Brazilian striker Neymar Jr been trolled online for his insensitive tribute to late Stephen Hawking, who died yesterday at the age of 76. Neymar shared a picture on Instagram, featuring him in a bathing suit and sitting on a wheelchair.
He faced major backlash on Twitter for the ill-advised tribute.
The world's most expensive player broke a bone in his right foot on February 25 and faces weeks of recuperation following surgery in early March.
Unconfirmed media reports are swirling in Europe that Neymar has also grown disenchanted with PSG, who crashed out of the Champions League as the forward missed the second leg on March 6, and wants to return to Barcelona or even join rivals Real Madrid.

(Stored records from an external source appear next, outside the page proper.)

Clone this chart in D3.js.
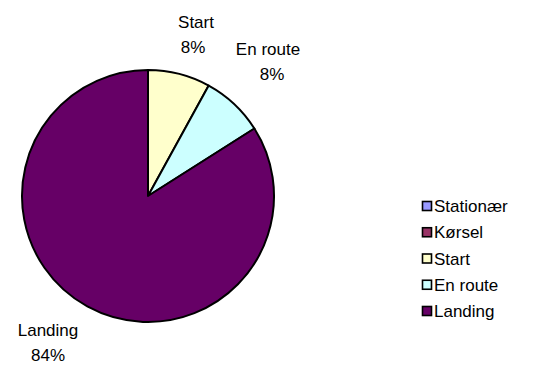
<!DOCTYPE html>
<html>
<head>
<meta charset="utf-8">
<script src="https://cdn.jsdelivr.net/npm/d3@7"></script>
<style>
  html, body { margin: 0; padding: 0; background: #fff; }
  svg { display: block; font-family: "Liberation Sans", Arial, sans-serif; }
</style>
</head>
<body>
<svg id="chart" width="539" height="365"></svg>
<script>
// Phase shares (percent)
const categories = ["Stationær", "Kørsel", "Start", "En route", "Landing"];
const shares = [0, 0, 8, 8, 84];
const colors = ["#9999FF", "#993366", "#FFFFCC", "#CCFFFF", "#660066"];

const svg = d3.select("#chart");
const cx = 148, cy = 196, r = 126;

const pie = d3.pie().sort(null).value(d => d.value);
const arcs = pie(categories.map((c, i) => ({ name: c, value: shares[i], color: colors[i] })));
const arc = d3.arc().innerRadius(0).outerRadius(r);

const g = svg.append("g").attr("transform", `translate(${cx},${cy})`);
g.selectAll("path")
  .data(arcs.filter(a => a.data.value > 0))
  .join("path")
  .attr("d", arc)
  .attr("fill", d => d.data.color)
  .attr("stroke", "#000")
  .attr("stroke-width", 2)
  .attr("stroke-linejoin", "round");

// Outside labels: name + percentage (label centre x, first-line centre y, % offset x)
const labelPos = {
  "Start": [196, 22, -3],
  "En route": [268, 49, 4],
  "Landing": [48, 330, 0]
};
arcs.filter(a => a.data.value > 0).forEach(a => {
  const p = labelPos[a.data.name];
  const t = svg.append("text")
    .attr("text-anchor", "middle")
    .attr("font-size", 17)
    .attr("fill", "#000");
  t.append("tspan").attr("x", p[0]).attr("y", p[1] + 6).text(a.data.name);
  t.append("tspan").attr("x", p[0] + p[2]).attr("y", p[1] + 31)
    .text(d3.format(".0f")(a.data.value) + "%");
});

// Legend
const legend = svg.append("g").attr("transform", "translate(422,0)");
const rowY = d3.scalePoint().domain(categories).range([206, 311]);
const item = legend.selectAll("g").data(categories).join("g")
  .attr("transform", d => `translate(0,${rowY(d)})`);
item.append("rect")
  .attr("x", 0.5).attr("y", -4.5).attr("width", 9).attr("height", 9)
  .attr("fill", (d, i) => colors[i])
  .attr("stroke", "#000").attr("stroke-width", 1.6);
item.append("text")
  .attr("x", 12).attr("y", 6)
  .attr("font-size", 17)
  .text(d => d);
</script>
</body>
</html>
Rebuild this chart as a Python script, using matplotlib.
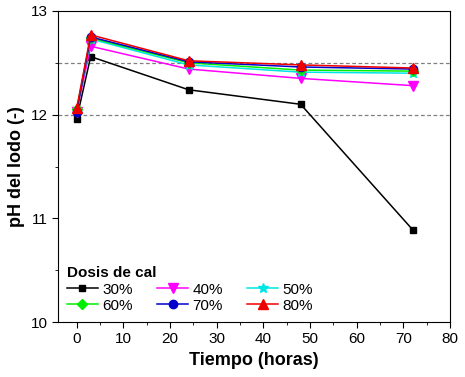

Brazil's national team is hoping the striker will be back to full fitness in time to help lead the campaign at the World Cup starting in Russia on June 14. A
Ravaged by the wasting motor neurone disease he developed at 21, Hawking was confined to a wheelchair for most of his life.
As his condition worsened, he had to speak through a voice synthesiser and communicating by moving his eyebrows - but at the same time became the world's most recognisable scientist.
Hawking died peacefully at his home in the British university city of Cambridge in the early hours of Wednesday.
"He was a great scientist and an extraordinary man whose work and legacy will live on for many years," his children Lucy, Robert and Tim said. "His courage and persistence with his brilliance and humour inspired people across the world."
Hawking shot to international fame after the 1988 publication of "?A Brief History of Time", one of the most complex books ever to achieve mass appeal, which stayed on the Sunday Times best-sellers list for no fewer than 237 weeks.? "My original aim was to write a book that would sell on airport bookstalls," he told reporters at the time. "?In order to make sure it was understandable I tried the book out on my nurses. I think they understood most of it."
The physicist's disease spurred him to work harder but also contributed to the collapse of his two marriages, he wrote in a 2013 memoir "My Brief History".
In the book he related how he was first diagnosed: "I felt it was very unfair - why should this happen to me," he wrote.
"At the time, I thought my life was over and that I would never realise the potential I felt I had. But now, 50 years later, I can be quietly satisfied with my life."